This is what Democracy looks like!
  • The country is deeply divided.
  • Anger and fustration explode after an agonizingly close election.
  • The President continues to spend more and more money to pursue a war that achieves nothing while producing more and more bodies.
  • Civil rights and personal freedoms are disapearing.
  • Demonstrations against the administration build, while dissent is labeled as unpatriotic.

  • Today's headlines?

    No...

    ... it's the Spring of 1970!


    Peace Now

             During three days in May of 1970, students at a U.S. university take over the administration building to protest the Vietnam War and the invasion of Cambodia. While the world careens through yet another historical crisis, they demand an end to the war, an end to ROTC on campus, and better quality pizza. They argue, laugh, cry, flirt, debate, chant, scream, plot, sing and dance in the President’s office while they overlook the rapidly growing tension and chaos in the streets below, until it all boils to a surprising conclusion.

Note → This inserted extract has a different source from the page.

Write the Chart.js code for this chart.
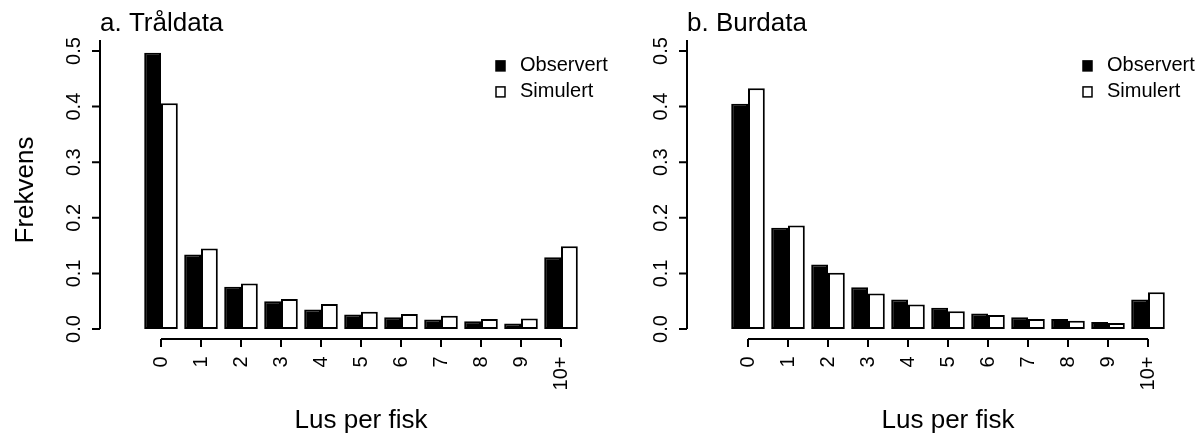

             After decades of being ignored, vilified or stereotyped, see the Vietnam War protestors from an honest perspective. Come inside the occupied campus building and live through the anger, fear and political arguments that ring as true today as they did then.

             Peace Now is a story that needs to be told about issues that need to be discussed. This play, for the first time, addresses these issues from a first hand perspective of the college campus takeovers of the 60’s and 70’s.